StreamReader on local zip data - A local file header is corrupt
Problem originally brought up in this QC community post: https://www.quantconnect.com/forum/discussion/14110/streamreader-on-local-zip-data-a-local-file-header-is-corrupt/p1
Expected Behavior
After downloading new QC data that is distributed in a .zip file, I should be able to unzip those files using ZipArchive/StreamReader in a C# application, and then process that data.
Actual Behavior
I get the exception upon accessing the newly downloaded .zip files with StreamReader: “System.IO.InvalidDataException: 'A local file header is corrupt.'”

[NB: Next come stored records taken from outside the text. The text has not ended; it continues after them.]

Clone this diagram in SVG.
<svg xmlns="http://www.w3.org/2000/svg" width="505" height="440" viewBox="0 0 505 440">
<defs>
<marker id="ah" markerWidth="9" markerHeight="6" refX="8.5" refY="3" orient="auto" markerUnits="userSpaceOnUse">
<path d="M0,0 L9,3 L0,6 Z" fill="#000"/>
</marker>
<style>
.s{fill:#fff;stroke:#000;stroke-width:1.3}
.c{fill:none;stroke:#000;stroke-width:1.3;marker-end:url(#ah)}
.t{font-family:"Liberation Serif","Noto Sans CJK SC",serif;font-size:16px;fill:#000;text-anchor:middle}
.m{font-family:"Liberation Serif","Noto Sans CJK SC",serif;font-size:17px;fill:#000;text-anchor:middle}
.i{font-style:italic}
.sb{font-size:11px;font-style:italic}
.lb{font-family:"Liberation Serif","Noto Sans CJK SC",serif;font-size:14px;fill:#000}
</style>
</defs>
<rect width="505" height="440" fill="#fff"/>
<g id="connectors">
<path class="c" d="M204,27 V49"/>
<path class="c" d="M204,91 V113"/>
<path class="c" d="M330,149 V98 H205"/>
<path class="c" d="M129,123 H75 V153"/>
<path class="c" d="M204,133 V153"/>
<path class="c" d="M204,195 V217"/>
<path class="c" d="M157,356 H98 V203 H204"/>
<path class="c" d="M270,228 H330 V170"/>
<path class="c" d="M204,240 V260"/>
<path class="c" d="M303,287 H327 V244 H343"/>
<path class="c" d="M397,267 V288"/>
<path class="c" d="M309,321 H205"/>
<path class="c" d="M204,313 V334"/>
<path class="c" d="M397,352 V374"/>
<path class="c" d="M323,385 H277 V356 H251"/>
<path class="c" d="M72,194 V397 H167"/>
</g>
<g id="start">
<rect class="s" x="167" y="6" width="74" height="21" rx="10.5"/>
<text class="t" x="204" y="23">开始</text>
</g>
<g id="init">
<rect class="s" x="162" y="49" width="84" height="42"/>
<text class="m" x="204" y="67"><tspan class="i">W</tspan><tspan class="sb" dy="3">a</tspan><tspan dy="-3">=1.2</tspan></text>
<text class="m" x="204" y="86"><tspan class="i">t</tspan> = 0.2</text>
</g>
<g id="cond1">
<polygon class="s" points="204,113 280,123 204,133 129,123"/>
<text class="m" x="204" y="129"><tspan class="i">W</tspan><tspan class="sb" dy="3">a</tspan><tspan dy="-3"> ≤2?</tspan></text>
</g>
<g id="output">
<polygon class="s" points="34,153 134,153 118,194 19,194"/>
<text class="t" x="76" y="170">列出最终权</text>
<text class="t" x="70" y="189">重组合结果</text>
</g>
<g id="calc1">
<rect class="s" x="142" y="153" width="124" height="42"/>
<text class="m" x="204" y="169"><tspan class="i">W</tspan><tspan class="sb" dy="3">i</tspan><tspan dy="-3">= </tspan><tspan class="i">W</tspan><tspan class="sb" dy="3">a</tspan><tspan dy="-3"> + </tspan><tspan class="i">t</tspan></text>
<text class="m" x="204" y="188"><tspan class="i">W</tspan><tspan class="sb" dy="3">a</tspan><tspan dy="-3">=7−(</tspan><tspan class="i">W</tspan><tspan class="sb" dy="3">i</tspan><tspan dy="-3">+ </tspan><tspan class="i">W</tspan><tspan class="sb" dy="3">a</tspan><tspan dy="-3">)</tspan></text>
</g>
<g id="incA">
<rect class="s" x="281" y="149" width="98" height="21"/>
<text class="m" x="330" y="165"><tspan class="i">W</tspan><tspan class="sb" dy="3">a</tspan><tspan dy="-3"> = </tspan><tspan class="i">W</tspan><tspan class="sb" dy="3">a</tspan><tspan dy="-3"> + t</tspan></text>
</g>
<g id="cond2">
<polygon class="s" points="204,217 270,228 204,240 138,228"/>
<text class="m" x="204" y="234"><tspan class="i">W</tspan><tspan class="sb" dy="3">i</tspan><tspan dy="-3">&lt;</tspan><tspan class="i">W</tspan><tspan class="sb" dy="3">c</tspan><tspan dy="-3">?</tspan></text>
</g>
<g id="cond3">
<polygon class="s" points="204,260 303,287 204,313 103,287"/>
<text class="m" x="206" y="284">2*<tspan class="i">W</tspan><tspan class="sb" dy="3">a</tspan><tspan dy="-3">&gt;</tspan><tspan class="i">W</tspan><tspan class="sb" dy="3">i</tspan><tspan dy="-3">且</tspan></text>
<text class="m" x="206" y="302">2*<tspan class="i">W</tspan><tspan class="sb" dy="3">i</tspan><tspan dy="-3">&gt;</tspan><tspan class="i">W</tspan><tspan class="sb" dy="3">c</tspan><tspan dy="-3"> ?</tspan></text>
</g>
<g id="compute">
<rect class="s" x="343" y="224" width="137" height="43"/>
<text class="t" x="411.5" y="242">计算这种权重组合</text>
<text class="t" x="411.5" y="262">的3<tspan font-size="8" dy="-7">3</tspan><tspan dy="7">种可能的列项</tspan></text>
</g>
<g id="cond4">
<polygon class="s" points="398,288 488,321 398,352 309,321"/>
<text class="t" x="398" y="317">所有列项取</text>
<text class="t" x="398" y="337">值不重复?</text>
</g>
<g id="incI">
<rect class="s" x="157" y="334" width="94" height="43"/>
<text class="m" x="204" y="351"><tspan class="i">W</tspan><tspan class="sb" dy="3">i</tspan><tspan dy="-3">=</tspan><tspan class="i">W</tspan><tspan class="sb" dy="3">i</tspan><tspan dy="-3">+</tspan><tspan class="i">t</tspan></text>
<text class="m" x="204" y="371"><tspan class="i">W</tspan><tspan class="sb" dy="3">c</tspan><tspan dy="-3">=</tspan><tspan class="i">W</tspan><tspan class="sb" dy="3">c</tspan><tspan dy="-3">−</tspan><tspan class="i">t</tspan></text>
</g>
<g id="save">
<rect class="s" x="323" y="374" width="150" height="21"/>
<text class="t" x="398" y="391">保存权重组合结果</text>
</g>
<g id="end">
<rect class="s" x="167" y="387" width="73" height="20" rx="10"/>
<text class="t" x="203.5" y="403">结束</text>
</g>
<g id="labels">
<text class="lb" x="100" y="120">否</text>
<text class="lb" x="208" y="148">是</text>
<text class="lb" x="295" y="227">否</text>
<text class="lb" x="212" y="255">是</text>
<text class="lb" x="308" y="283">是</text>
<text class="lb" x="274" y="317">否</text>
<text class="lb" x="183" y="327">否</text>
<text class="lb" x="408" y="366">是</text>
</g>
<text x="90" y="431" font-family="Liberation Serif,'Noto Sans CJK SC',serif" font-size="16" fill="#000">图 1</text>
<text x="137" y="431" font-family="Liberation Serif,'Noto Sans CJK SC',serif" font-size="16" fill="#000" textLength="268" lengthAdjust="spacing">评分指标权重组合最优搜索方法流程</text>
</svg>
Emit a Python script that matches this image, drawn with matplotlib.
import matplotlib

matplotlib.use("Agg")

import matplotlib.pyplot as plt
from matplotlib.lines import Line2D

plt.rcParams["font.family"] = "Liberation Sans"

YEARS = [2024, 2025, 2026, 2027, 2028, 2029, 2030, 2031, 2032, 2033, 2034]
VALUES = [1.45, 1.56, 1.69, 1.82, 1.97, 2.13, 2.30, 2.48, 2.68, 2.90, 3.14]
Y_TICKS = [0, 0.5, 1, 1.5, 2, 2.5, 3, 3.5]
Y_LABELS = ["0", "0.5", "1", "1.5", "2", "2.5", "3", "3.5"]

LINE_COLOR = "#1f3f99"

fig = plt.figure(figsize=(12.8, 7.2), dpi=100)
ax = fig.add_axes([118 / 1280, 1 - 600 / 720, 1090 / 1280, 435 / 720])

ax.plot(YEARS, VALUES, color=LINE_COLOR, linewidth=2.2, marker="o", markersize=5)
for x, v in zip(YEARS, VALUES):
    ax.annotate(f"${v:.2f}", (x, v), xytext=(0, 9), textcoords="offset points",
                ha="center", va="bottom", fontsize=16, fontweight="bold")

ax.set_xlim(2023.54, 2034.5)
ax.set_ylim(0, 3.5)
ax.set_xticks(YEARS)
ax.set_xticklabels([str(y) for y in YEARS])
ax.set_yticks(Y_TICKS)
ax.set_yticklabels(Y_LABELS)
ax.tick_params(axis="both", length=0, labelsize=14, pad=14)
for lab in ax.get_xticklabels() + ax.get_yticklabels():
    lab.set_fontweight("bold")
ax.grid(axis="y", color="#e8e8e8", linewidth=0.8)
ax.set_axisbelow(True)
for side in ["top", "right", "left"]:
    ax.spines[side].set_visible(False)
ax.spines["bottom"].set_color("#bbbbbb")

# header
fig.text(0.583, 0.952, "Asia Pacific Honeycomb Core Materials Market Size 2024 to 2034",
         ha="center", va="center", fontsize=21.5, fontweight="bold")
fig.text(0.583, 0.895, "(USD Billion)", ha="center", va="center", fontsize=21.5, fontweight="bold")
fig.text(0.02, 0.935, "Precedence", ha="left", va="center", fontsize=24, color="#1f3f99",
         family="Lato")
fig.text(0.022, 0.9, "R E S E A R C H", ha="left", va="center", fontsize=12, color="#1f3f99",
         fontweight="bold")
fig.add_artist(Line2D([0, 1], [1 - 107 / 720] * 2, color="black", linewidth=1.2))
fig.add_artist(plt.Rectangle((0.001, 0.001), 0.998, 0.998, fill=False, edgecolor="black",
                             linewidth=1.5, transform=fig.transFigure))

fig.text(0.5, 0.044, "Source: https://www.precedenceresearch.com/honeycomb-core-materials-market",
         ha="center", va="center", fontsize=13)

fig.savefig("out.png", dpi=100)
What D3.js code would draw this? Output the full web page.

Example code: List<BarData> barDatas = new List<BarData>();
using (ZipArchive archive = ZipFile.OpenRead(barDataFilePath)) { foreach (ZipArchiveEntry entry in archive.Entries) { if (entry.FullName.EndsWith(".csv", StringComparison.OrdinalIgnoreCase)) { using (StreamReader streamReader = new StreamReader(entry.Open()))//Error occurs here { } } } }
Potential Solution
There may be some issue with installed .Net version, according to this dotnet issue: https://github.com/dotnet/runtime/issues/1094. I updated my .Net SDK with dotnet-sdk-6.0.400-win-x64, but it did not seem to fix the problem for me. Or if the team can suggest some other way of reading the bardata, since Lean CLI seems to read it just fine.
Workaround I found so far is to manually use WinRar's fix archive feature, or manually unzip/rezip the file.
Reproducing the Problem
Create some basic C# application with the below code, and provide it a path to a newly downloaded QC data file. Download bardata files with the Lean CLI console prompts. In my case I used GBPUSD in second resolution.
List<BarData> barDatas = new List<BarData>();
using (ZipArchive archive = ZipFile.OpenRead(barDataFilePath)) { foreach (ZipArchiveEntry entry in archive.Entries) { if (entry.FullName.EndsWith(".csv", StringComparison.OrdinalIgnoreCase)) { using (StreamReader streamReader = new StreamReader(entry.Open()))//Error occurs here { } } } }
System Information
Windows 10, .Net Framework 4.0
Hey @Midaroh! Thanks for the report.
Or if the team can suggest some other way of reading the bardata,
Lean is correctly being able to read the data without any issues, can reuse the lean compression implementation https://www.nuget.org/packages/QuantConnect.Compression/
Replaced by https://github.com/QuantConnect/Lean/issues/2435